Metacognition Beyond the Classroom

The same skills transfer directly into professional life. Leaders with stronger metacognitive abilities tend to perform better in their roles and gain more from developmental experiences like coaching and feedback. The core mechanism is the same one that helps students: the ability to recognize what you don’t know, question your assumptions, and revise your approach based on honest self-assessment.

In leadership contexts, metacognition supports what researchers describe as critical reflection, going beyond simply thinking about an experience to examining the sources of and gaps in your knowledge with the intent to improve. This is the difference between a manager who says “that project went badly” and one who asks “what assumptions did I make that turned out to be wrong, and what would I do differently?” Metacognitive habits like these build self-awareness and improve a person’s capacity to navigate complexity, ambiguity, and unfamiliar situations.

Building Stronger Metacognitive Habits

Metacognition is a skill, which means it can be practiced and improved. The simplest approach is to build self-questioning into your routine at three points: before, during, and after any meaningful task.
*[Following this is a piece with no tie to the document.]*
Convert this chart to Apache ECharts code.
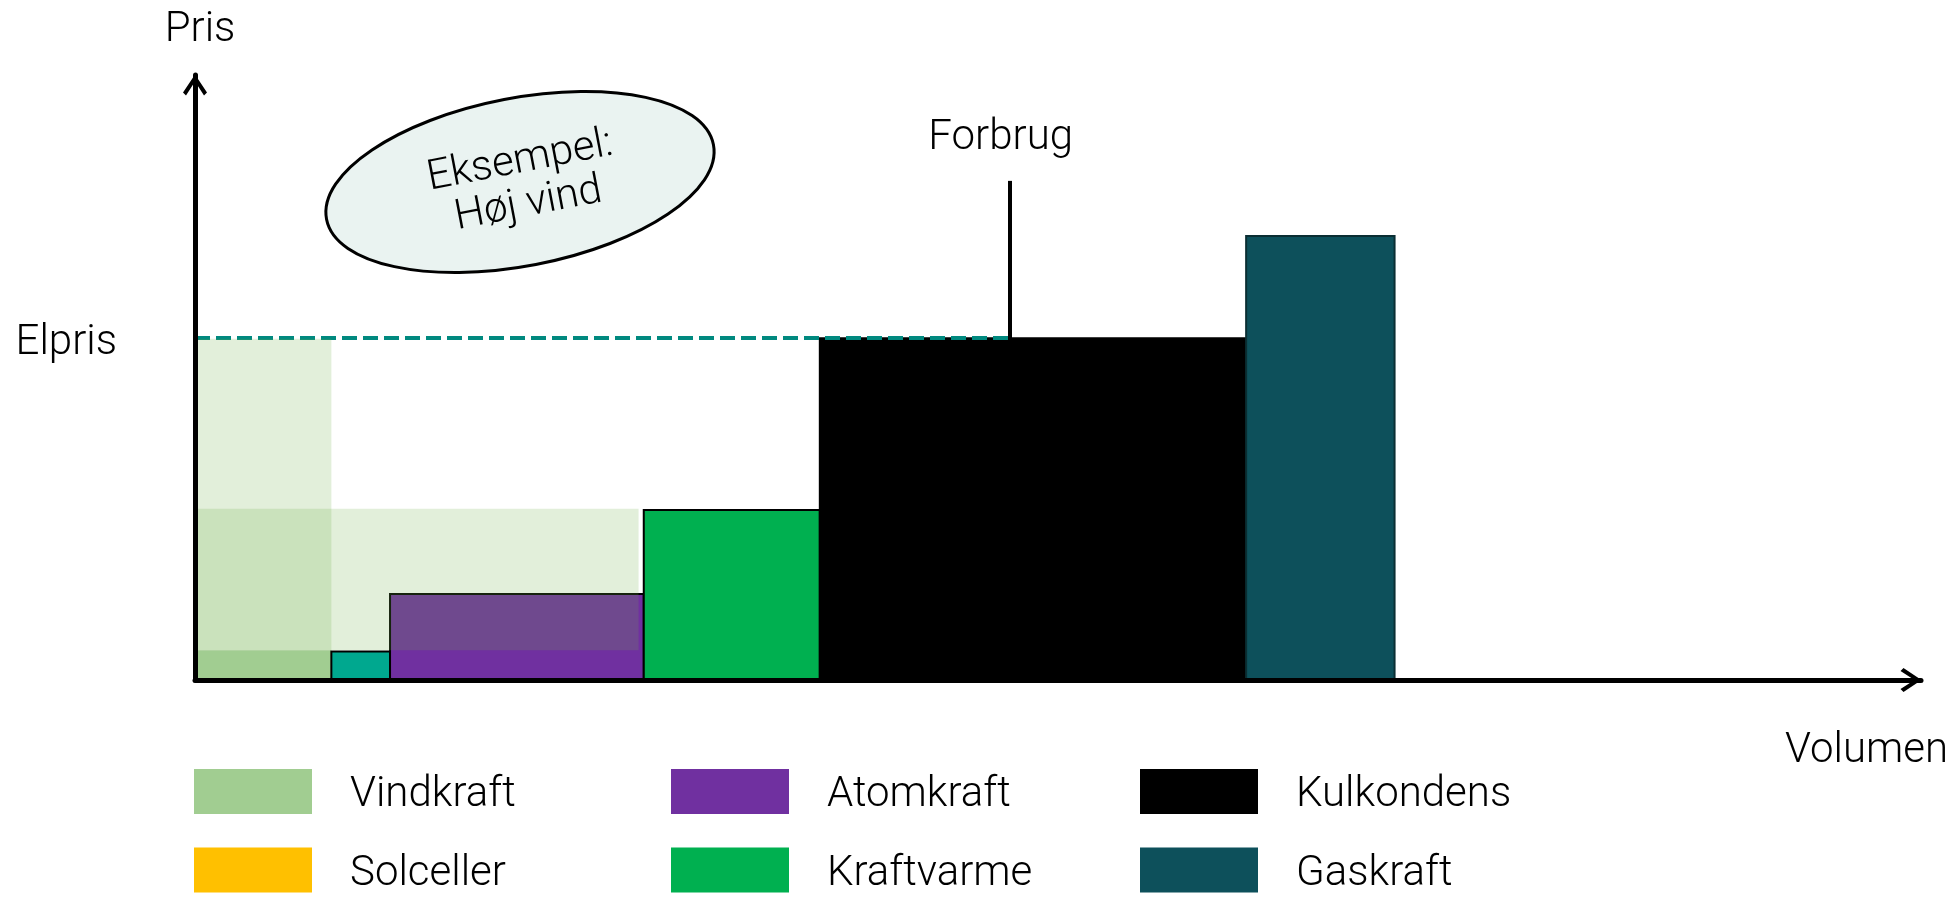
<!DOCTYPE html>
<html>
<head>
<meta charset="utf-8">
<script src="https://cdn.jsdelivr.net/npm/echarts@6/dist/echarts.min.js"></script>
<style>
  html, body { margin: 0; padding: 0; background: #ffffff; }
  #chart { width: 1960px; height: 898px; }
</style>
</head>
<body>
<div id="chart"></div>
<script>
// Udbudskurve (merit order). Hver blok: [volumen fra, volumen til, pris fra, pris til]
const vindkraft = [[0, 7.9, 0, 4.9]];
const vindkraftHoejVind = [[0, 7.9, 4.9, 56.4], [0, 25.7, 4.9, 28.3]];
const solceller = [];
const oevrigeBlok = [[7.9, 11.3, 0, 4.7]];
const atomkraft = [[11.3, 26.0, 0, 14.2]];
const kraftvarme = [[26.0, 36.2, 0, 28.1]];
const kulkondens = [[36.2, 60.9, 0, 56.5]];
const gaskraft = [[60.9, 69.5, 0, 73.4]];

// Markedspris og forbrug
const elpris = 56.5;
const forbrug = 47.2;
const forbrugTop = 82.5;

// Tekster
const legendKolonner = [
  ['Vindkraft', 'Solceller'],
  ['Atomkraft', 'Kraftvarme'],
  ['Kulkondens', 'Gaskraft']
];
const boblerTekst = 'Eksempel:\nHøj vind';

const FONT = 'Roboto';
const FW = 300;
const FS = 42;

const chart = echarts.init(document.getElementById('chart'), null, { renderer: 'canvas' });

function renderBlock(params, api) {
  const topLeft = api.coord([api.value(0), api.value(3)]);
  const bottomRight = api.coord([api.value(1), api.value(2)]);
  return {
    type: 'rect',
    shape: {
      x: topLeft[0],
      y: topLeft[1],
      width: bottomRight[0] - topLeft[0],
      height: bottomRight[1] - topLeft[1]
    },
    style: api.style()
  };
}

function blockSeries(name, data, itemStyle, extra) {
  return Object.assign({
    type: 'custom',
    name: name,
    data: data,
    renderItem: renderBlock,
    encode: { x: [0, 1], y: [2, 3] },
    itemStyle: itemStyle,
    silent: true,
    z: 2
  }, extra || {});
}

// Chevron-pil (peger opad, roteres af aksen)
const chevron = 'path://M12,0 L24,18 L21,21 L12,7 L3,21 L0,18 Z';

const labelText = { fontFamily: FONT, fontWeight: FW, fontSize: FS, color: '#000000' };

const legendBase = {
  orient: 'vertical',
  icon: 'rect',
  itemWidth: 118,
  itemHeight: 45,
  itemGap: 28.5,
  top: 766.5,
  height: 200,
  padding: 0,
  selectedMode: false,
  itemStyle: { borderWidth: 0 },
  formatter: '{t|{name}}',
  textStyle: Object.assign({}, labelText, {
    padding: [0, 0, 0, 33],
    rich: { t: Object.assign({}, labelText, { lineHeight: 34, padding: [8, 0, 0, 0] }) }
  })
};
const legendLeft = [194, 671, 1140];

const option = {
  animation: false,
  backgroundColor: '#ffffff',
  grid: { left: 195, right: 39, top: 75, bottom: 218, containLabel: false },
  xAxis: {
    type: 'value',
    min: 0,
    max: 100,
    z: 5,
    name: 'Volumen',
    nameLocation: 'end',
    nameGap: 27,
    nameTextStyle: Object.assign({}, labelText, { align: 'right', verticalAlign: 'top', padding: [50, 0, 0, 0] }),
    axisLine: {
      show: true,
      symbol: ['none', chevron],
      symbolSize: [24, 21],
      symbolOffset: [0, -10],
      lineStyle: { color: '#000000', width: 5 }
    },
    axisTick: { show: false },
    axisLabel: { show: false },
    splitLine: { show: false }
  },
  yAxis: {
    type: 'value',
    min: 0,
    max: 100,
    z: 5,
    name: 'Pris',
    nameLocation: 'end',
    nameGap: 24,
    nameTextStyle: Object.assign({}, labelText, { align: 'center', padding: [0, 0, 0, 10] }),
    axisLine: {
      show: true,
      symbol: ['none', chevron],
      symbolSize: [24, 21],
      symbolOffset: [0, -10],
      lineStyle: { color: '#000000', width: 5 }
    },
    axisTick: { show: false },
    axisLabel: { show: false },
    splitLine: { show: false }
  },
  legend: legendKolonner.map((names, i) => Object.assign({}, legendBase, { left: legendLeft[i], data: names })),
  series: [
    blockSeries('Vindkraft', vindkraft, { color: '#A1CD91' }),
    blockSeries('Solceller', solceller, { color: '#FFC000' }),
    blockSeries('Øvrige', oevrigeBlok, { color: '#00A88F', borderColor: '#000000', borderWidth: 2 }),
    blockSeries('Atomkraft', atomkraft, { color: '#7030A0', borderColor: '#000000', borderWidth: 2 }),
    blockSeries('Kraftvarme', kraftvarme, { color: '#00B050', borderColor: '#000000', borderWidth: 2 }),
    blockSeries('Kulkondens', kulkondens, { color: '#000000', borderColor: '#000000', borderWidth: 2 }, {
      markLine: {
        silent: true,
        symbol: ['none', 'none'],
        z: 3,
        data: [
          [
            {
              coord: [0, elpris],
              lineStyle: { color: '#00897F', width: 4, type: [15, 6] },
              label: Object.assign({ show: true, position: 'start', distance: 78, formatter: 'Elpris', verticalAlign: 'top', lineHeight: 10 }, labelText)
            },
            { coord: [forbrug, elpris] }
          ],
          [
            {
              coord: [forbrug, elpris],
              lineStyle: { color: '#000000', width: 4, type: 'solid' },
              label: Object.assign({ show: true, position: 'end', distance: 21, formatter: 'Forbrug', padding: [0, 18, 0, 0] }, labelText)
            },
            { coord: [forbrug, forbrugTop] }
          ]
        ]
      }
    }),
    blockSeries('Gaskraft', gaskraft, { color: '#0D505B', borderColor: '#0A2E33', borderWidth: 2 }),
    blockSeries('Vindkraft, høj vind', vindkraftHoejVind, { color: '#70AD47', opacity: 0.2 }, { z: 4 })
  ],
  graphic: [
    {
      type: 'group',
      x: 520,
      y: 182,
      rotation: 0.19,
      silent: true,
      children: [
        {
          type: 'ellipse',
          shape: { cx: 0, cy: 0, rx: 197, ry: 84 },
          style: { fill: '#EAF3F1', stroke: '#000000', lineWidth: 3 }
        },
        {
          type: 'text',
          x: 4,
          y: 2,
          style: {
            text: boblerTekst,
            fontFamily: FONT,
            fontWeight: FW,
            fontSize: FS,
            lineHeight: 44,
            fill: '#000000',
            align: 'center',
            verticalAlign: 'middle',
            textAlign: 'center',
            textVerticalAlign: 'middle'
          }
        }
      ]
    }
  ]
};

chart.setOption(option);
</script>
</body>
</html>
  • Before you start: What exactly am I trying to accomplish? What strategies or resources will help? How much time should this realistically take?
  • While you’re working: Does this still make sense? Am I making progress toward my goal, or have I gotten sidetracked? Do I need to change my approach?
  • When you finish: Did I reach my goal? What worked well? What didn’t? What would I do differently next time?

These questions sound basic, but most people skip them entirely. The planning phase gets cut short by impatience to start. The monitoring phase gets lost in the flow of doing the work. The evaluation phase gets skipped because the task is done and there’s something new to move on to. Making these check-ins deliberate, even writing your answers down, is what turns occasional self-awareness into a consistent metacognitive practice.